Years ago, with no money, borrowed space and barely any customers, Northwestern University alumnus Gary Geiger chased his goal of establishing a children’s choir in Evanston. Now Geiger and his team work with more than 100 children in the Evanston Children’s Choir nearly every day at the Noyes Cultural Arts Center.
Geiger enrolled at Northwestern in the fall of 1986. “I was actually undecided as a major,” he says. “I let people convince me I couldn’t make a living as a musician so the smart thing was to not do it.”
During his freshman year, however, Geiger misssed playing the piano and began practicing to audition for Northwestern’s School of Music, now the Bienen School of Music. The school rejected Geiger on his first attempt, so the next year he decided to take lessons from a graduate student. That spring he auditioned once again and was accepted.
“The same guy auditioned me and I remember him saying ‘You must really want to do this,’” Geiger recalls. Throughout his time at Northwestern and DePaul University, where he earned his master’s in piano performance, Geiger worked at the voice studios at Northwestern to earn money. But Geiger questioned his choice of career throughout this period.
“I was being the starving artist,” he says. “In addition to doing some menial piano accompanying in which I was earning five or six bucks an hour, and doing piano teaching, I was doing messenger work in my car [and] babysitting my piano teachers’ kids. Anything I could [do] to scrape by.”
After graduating from DePaul, Geiger began to work at the Chicago Children’s Choir as an accompanying pianist. It was here that Geiger was asked to help direct. After a few years, he realized he had a knack for it.
“I didn’t go to school for [choral directing], but I found that it came naturally. After working in voice studios at Northwestern for so long, I knew what to tell vocalists,” Geiger says.
After getting the opportunity to direct a few performances with the Chicago Children’s Choir, Geiger decided he wanted to try his hand at starting his own group. “There were at least two or three performances where I directed from the piano and I just got the bug,” Geiger says. “I was so electrified by it.”
Through friend and fellow Northwestern graduate Rick Ferguson, Geiger was able to secure a practice space for the choir at Ferguson’s Evanston venue, The Musical Offering. Despite spending the first four months with an average of about five children in the choir, Geiger decided to stick with it. Soon the choir started to grow rapidly—as did its popularity in the community.
In 2009, singer-songwriter Barry Manilow’s team contacted the choir for its support on the song “Because It’s Christmas” for three nights when he played at the Rosemont Theatre. The choir also later received the Mayor’s Award for the Arts.

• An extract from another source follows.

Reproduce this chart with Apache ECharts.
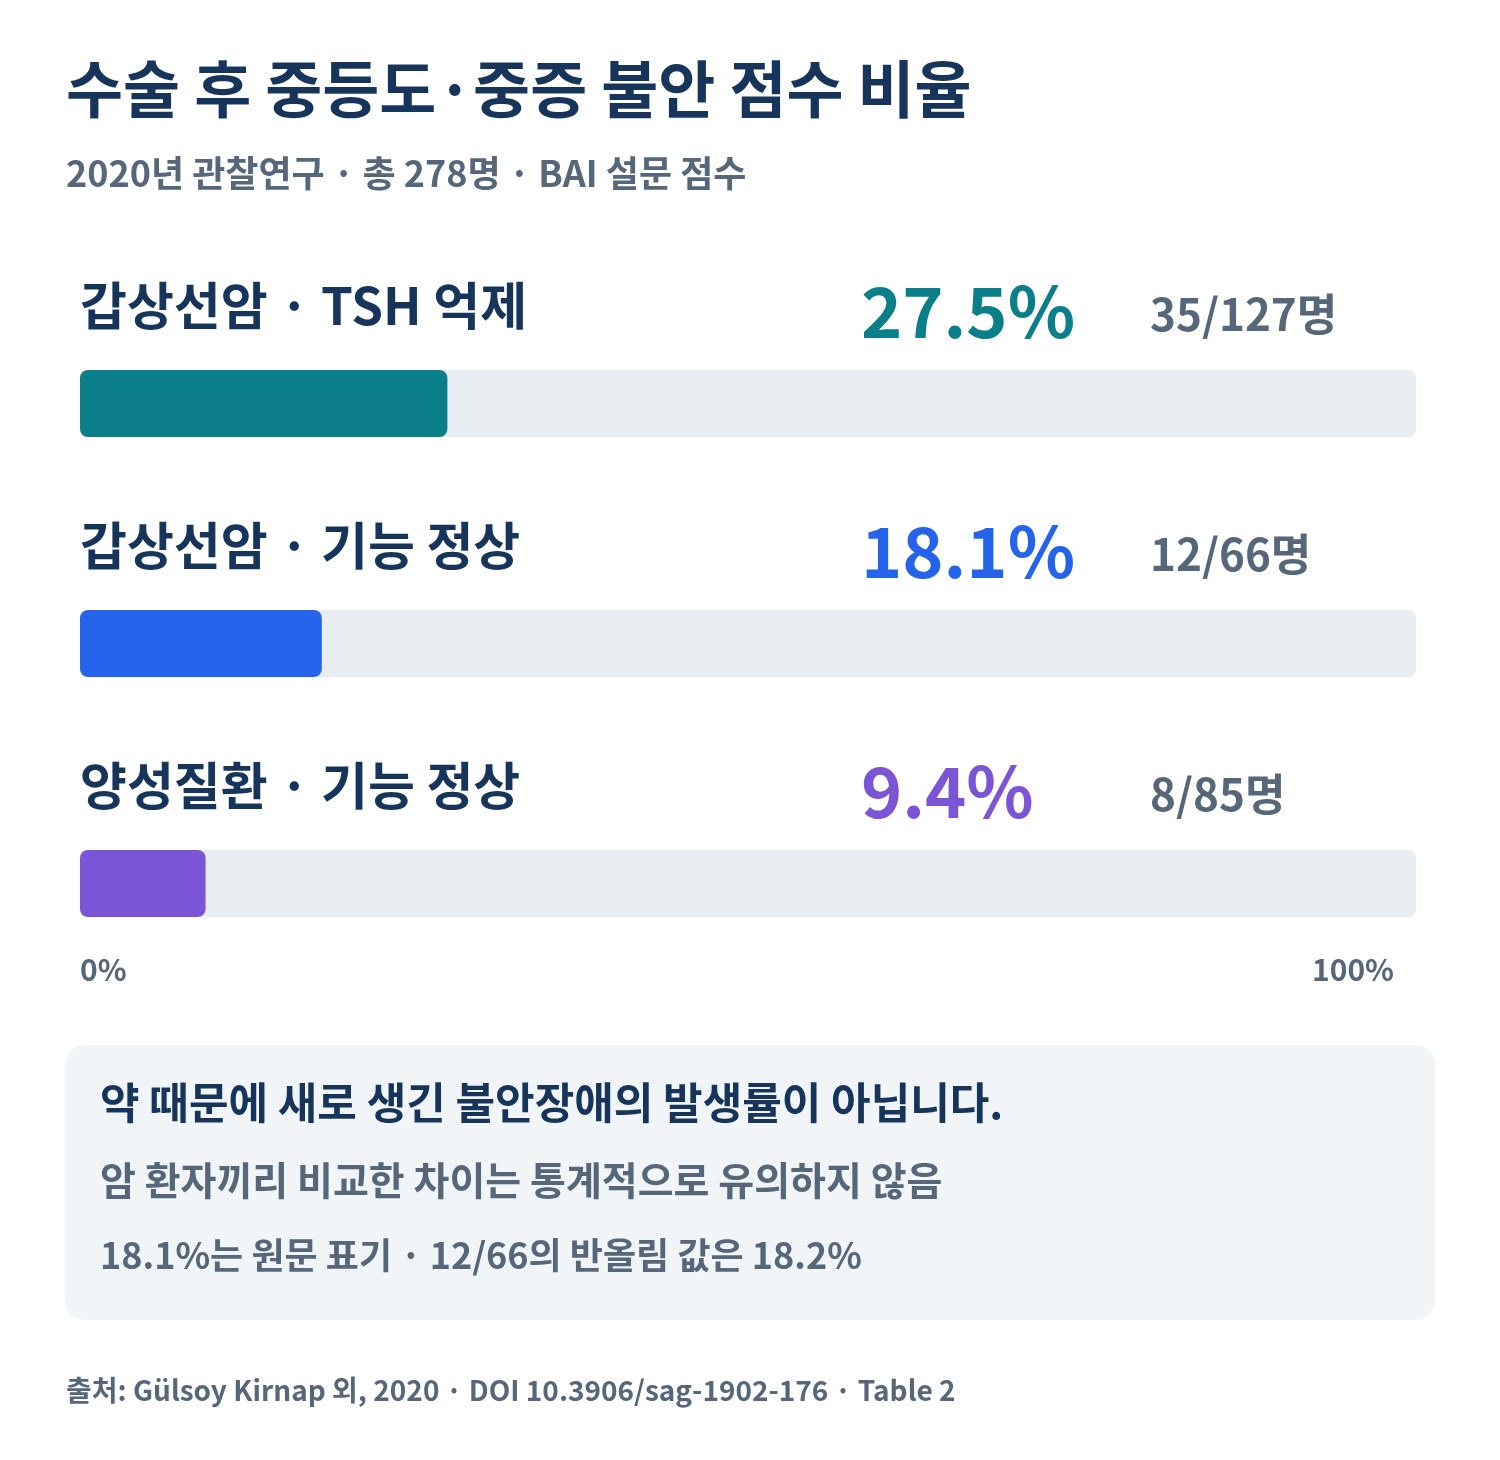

Geiger divides the choir into three groups: the Junior Choir, Intermezzo and the Concert Choir. All three choirs perform and develop the children’s musical skills, but they do so with varying degrees of intensity. The Concert Choir is the highest level—and thus plays at the highest profile gigs, such as performing with the Apollo Chorus of Chicago. “That’s where those I consider to be our most serious musicians go,” he says. “It is also serious in the sense that it is a place where kids can really use music and choral singing as a tool for self actualization. It’s not that they’re just doing it for fun, they’re doing it for personal achievement.”
The groups are split by ability rather than age. Geiger stresses that skill, focus and willingness to commit to the choir are the main factors in selection to the Concert Choir. “In the arts they always say age does not matter,” he says.
Northwestern students also play a role in the growth of the choir. The Concert Choir’s current pianist, Evelyn Dias, and assistant director, Madelyn Ross, are both students. Additionally, Northwestern allows the choir to use the Alice Millar Chapel for its annual Christmas shows. “The community at large has been so enthusiastic about us,” Geiger says. “In order to make it you need that grassroots support for something like this. It has been excited seeing that grow.”
Dias, a Northwestern doctoral candidate in piano performance, says, “I think it affords children the opportunity to be exposed to a very high standard of music. They are learning musical concepts and have wonderful opportunities to perform.”
Bienen senior Madelyn Ross admires Geiger’s leadership style, saying that he creates a sense of fun while still striving for musical excellence. “I’ve really seen him work on making our choir sound in tune with accurate rhythms, accurate notes, but in the most fun an energetic way possible,” Ross says. “As a result he’s created a choir that’s both really engaging for the kids and a wonderful musical experience.”